Each line below should be retyped exactly, with no pictures.
--- start of Data segment ---
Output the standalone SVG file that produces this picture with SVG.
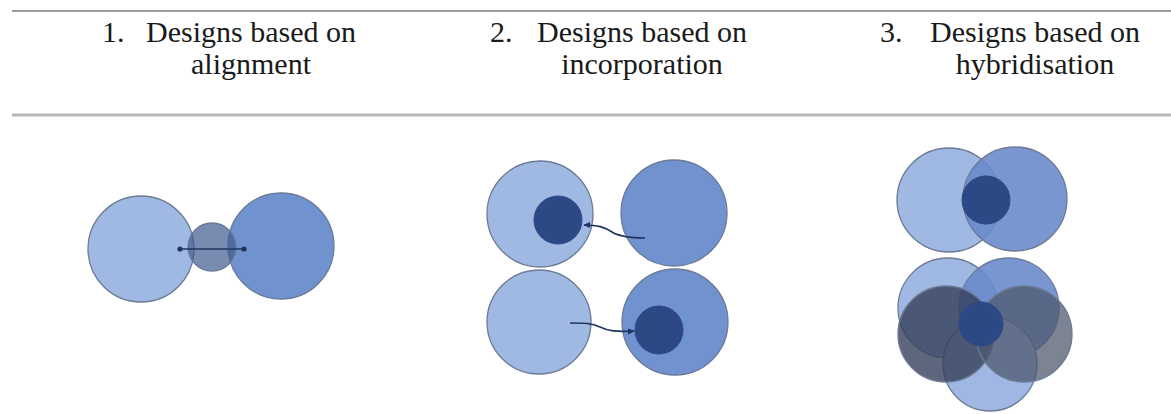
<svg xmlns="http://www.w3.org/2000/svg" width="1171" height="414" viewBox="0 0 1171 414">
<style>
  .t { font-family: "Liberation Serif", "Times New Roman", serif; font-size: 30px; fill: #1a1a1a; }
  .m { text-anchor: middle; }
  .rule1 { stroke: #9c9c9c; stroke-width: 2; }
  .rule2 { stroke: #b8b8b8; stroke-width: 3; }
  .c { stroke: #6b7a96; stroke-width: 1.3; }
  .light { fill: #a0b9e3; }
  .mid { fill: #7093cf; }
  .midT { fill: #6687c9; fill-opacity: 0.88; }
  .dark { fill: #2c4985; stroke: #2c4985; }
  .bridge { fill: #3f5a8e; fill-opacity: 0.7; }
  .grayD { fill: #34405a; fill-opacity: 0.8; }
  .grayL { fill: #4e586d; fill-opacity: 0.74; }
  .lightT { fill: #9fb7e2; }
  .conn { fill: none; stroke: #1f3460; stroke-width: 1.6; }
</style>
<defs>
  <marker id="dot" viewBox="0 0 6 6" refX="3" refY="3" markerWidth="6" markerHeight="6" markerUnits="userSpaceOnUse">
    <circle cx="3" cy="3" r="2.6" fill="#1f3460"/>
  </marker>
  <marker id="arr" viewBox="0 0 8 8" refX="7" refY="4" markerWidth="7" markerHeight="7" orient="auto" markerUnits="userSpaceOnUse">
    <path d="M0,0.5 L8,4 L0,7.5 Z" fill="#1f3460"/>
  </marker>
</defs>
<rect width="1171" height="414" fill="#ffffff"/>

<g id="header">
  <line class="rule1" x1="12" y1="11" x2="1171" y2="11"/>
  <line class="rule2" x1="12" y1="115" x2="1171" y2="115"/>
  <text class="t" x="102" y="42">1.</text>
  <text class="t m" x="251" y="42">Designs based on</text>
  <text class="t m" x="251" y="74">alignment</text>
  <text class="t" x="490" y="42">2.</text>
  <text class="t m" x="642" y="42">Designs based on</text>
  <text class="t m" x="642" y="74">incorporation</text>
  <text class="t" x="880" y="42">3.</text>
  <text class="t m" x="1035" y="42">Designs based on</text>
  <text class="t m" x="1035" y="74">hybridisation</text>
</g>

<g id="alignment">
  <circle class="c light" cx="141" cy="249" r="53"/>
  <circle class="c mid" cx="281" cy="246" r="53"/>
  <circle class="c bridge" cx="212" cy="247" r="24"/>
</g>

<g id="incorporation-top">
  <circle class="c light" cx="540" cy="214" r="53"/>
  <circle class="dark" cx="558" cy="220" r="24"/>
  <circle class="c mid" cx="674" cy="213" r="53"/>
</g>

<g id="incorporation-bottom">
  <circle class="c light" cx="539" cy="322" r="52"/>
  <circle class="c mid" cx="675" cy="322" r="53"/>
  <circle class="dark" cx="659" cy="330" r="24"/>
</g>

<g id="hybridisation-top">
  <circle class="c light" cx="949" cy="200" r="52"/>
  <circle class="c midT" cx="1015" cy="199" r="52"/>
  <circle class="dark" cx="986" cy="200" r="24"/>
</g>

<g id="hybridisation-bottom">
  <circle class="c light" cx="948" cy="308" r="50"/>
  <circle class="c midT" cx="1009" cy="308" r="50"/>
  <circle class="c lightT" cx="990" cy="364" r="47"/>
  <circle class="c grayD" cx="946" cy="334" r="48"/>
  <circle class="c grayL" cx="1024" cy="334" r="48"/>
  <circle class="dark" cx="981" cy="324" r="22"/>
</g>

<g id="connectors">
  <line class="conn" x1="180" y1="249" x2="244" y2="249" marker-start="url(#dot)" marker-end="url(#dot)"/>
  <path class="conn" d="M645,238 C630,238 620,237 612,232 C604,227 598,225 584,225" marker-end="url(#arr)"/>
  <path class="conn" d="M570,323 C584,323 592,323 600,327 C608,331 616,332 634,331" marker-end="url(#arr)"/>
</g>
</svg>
--- end of Data segment ---
▶ Response for this exercise
Output the standalone SVG file that produces this picture with SVG.
<svg xmlns="http://www.w3.org/2000/svg" width="1171" height="414" viewBox="0 0 1171 414">
<style>
  .t { font-family: "Liberation Serif", "Times New Roman", serif; font-size: 30px; fill: #1a1a1a; }
  .m { text-anchor: middle; }
  .rule1 { stroke: #9c9c9c; stroke-width: 2; }
  .rule2 { stroke: #b8b8b8; stroke-width: 3; }
  .c { stroke: #6b7a96; stroke-width: 1.3; }
  .light { fill: #a0b9e3; }
  .mid { fill: #7093cf; }
  .midT { fill: #6687c9; fill-opacity: 0.88; }
  .dark { fill: #2c4985; stroke: #2c4985; }
  .bridge { fill: #3f5a8e; fill-opacity: 0.7; }
  .grayD { fill: #34405a; fill-opacity: 0.8; }
  .grayL { fill: #4e586d; fill-opacity: 0.74; }
  .lightT { fill: #9fb7e2; }
  .conn { fill: none; stroke: #1f3460; stroke-width: 1.6; }
</style>
<defs>
  <marker id="dot" viewBox="0 0 6 6" refX="3" refY="3" markerWidth="6" markerHeight="6" markerUnits="userSpaceOnUse">
    <circle cx="3" cy="3" r="2.6" fill="#1f3460"/>
  </marker>
  <marker id="arr" viewBox="0 0 8 8" refX="7" refY="4" markerWidth="7" markerHeight="7" orient="auto" markerUnits="userSpaceOnUse">
    <path d="M0,0.5 L8,4 L0,7.5 Z" fill="#1f3460"/>
  </marker>
</defs>
<rect width="1171" height="414" fill="#ffffff"/>

<g id="header">
  <line class="rule1" x1="12" y1="11" x2="1171" y2="11"/>
  <line class="rule2" x1="12" y1="115" x2="1171" y2="115"/>
  <text class="t" x="102" y="42">1.</text>
  <text class="t m" x="251" y="42">Designs based on</text>
  <text class="t m" x="251" y="74">alignment</text>
  <text class="t" x="490" y="42">2.</text>
  <text class="t m" x="642" y="42">Designs based on</text>
  <text class="t m" x="642" y="74">incorporation</text>
  <text class="t" x="880" y="42">3.</text>
  <text class="t m" x="1035" y="42">Designs based on</text>
  <text class="t m" x="1035" y="74">hybridisation</text>
</g>

<g id="alignment">
  <circle class="c light" cx="141" cy="249" r="53"/>
  <circle class="c mid" cx="281" cy="246" r="53"/>
  <circle class="c bridge" cx="212" cy="247" r="24"/>
</g>

<g id="incorporation-top">
  <circle class="c light" cx="540" cy="214" r="53"/>
  <circle class="dark" cx="558" cy="220" r="24"/>
  <circle class="c mid" cx="674" cy="213" r="53"/>
</g>

<g id="incorporation-bottom">
  <circle class="c light" cx="539" cy="322" r="52"/>
  <circle class="c mid" cx="675" cy="322" r="53"/>
  <circle class="dark" cx="659" cy="330" r="24"/>
</g>

<g id="hybridisation-top">
  <circle class="c light" cx="949" cy="200" r="52"/>
  <circle class="c midT" cx="1015" cy="199" r="52"/>
  <circle class="dark" cx="986" cy="200" r="24"/>
</g>

<g id="hybridisation-bottom">
  <circle class="c light" cx="948" cy="308" r="50"/>
  <circle class="c midT" cx="1009" cy="308" r="50"/>
  <circle class="c lightT" cx="990" cy="364" r="47"/>
  <circle class="c grayD" cx="946" cy="334" r="48"/>
  <circle class="c grayL" cx="1024" cy="334" r="48"/>
  <circle class="dark" cx="981" cy="324" r="22"/>
</g>

<g id="connectors">
  <line class="conn" x1="180" y1="249" x2="244" y2="249" marker-start="url(#dot)" marker-end="url(#dot)"/>
  <path class="conn" d="M645,238 C630,238 620,237 612,232 C604,227 598,225 584,225" marker-end="url(#arr)"/>
  <path class="conn" d="M570,323 C584,323 592,323 600,327 C608,331 616,332 634,331" marker-end="url(#arr)"/>
</g>
</svg>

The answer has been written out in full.